Além dessas vedações, também não poderá ser eleito para o conselho fiscal ou para diretoria: (a) o empregado; ou (b) o membro de qualquer órgão, eletivo ou não, de administração, deliberação ou fiscalização do clube (ou da pessoa jurídica original), enquanto o clube for acionista da SAF. Ou seja: o diretor do clube ou o membro do conselho deliberativo, por exemplo, não poderá ser diretor ou integrante do conselho fiscal da SAF de que o clube for acionista.
Os administradores poderão ser remunerados? Há alguma regra especial sobre o tema?
R: Mais do que isso: deverão. A SAF é uma companhia e, como tal, tem fim lucrativo. Os administradores se sujeitam a um sistema de deveres e responsabilidades, previsto na Lei das Sociedades por Ações. A contrapartida das posições que exercem, do trabalho a que se dedicam e da responsabilidade que assumem, é a remuneração. A remuneração é fixada pela assembleia geral de acionistas da SAF.

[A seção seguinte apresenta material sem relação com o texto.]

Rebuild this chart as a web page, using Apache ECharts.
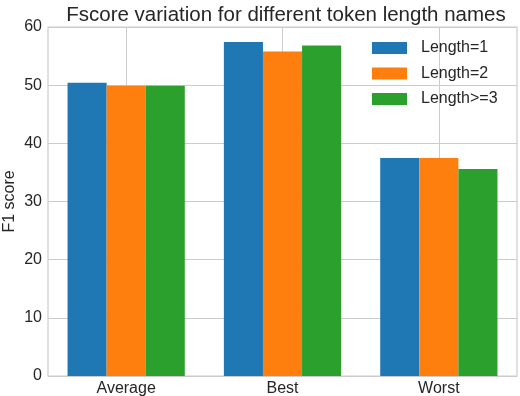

O parágrafo 3º, do art. 5º da Lei da SAF estabelece exceções àquele princípio geral, com o propósito de evitar situações conflituosas ou de utilização da SAF para recebimento de vantagens, não admitidas no âmbito do clube. Assim, não poderá receber nenhuma remuneração o membro do conselho de administração que, cumulativamente, for (i) associado e (ii) integrar qualquer órgão, eletivo ou não, de administração, deliberação ou fiscalização do clube que constituir e for acionista da SAF. A pessoa que apresentar essas características poderá ser indicada e assumir a função de membro do conselho de administração, mas não poderá ser remunerada.
A SAF deverá publicar informações e atas de assembleias ou reuniões realizadas por acionistas e administradores?
R: Sim. A SAF deverá manter em seu sítio eletrônico e atualizar, mensalmente (conforme aplicável), (i) o estatuto social, (ii) as atas das assembleias gerais, (iii) a composição e a biografia dos membros do conselho de administração, do conselho fiscal e da diretoria, e (iv) o relatório da administração sobre os negócios sociais e os principais fatos administrativos da SAF.
A inobservância da obrigação de manutenção e atualização implicará responsabilização pessoal dos administradores da SAF.
Outras dúvidas, ainda não abordadas nas Parte 1 ou 2, bem como nesta Parte 3, serão apresentadas – e respondidas – nas colunas seguintes.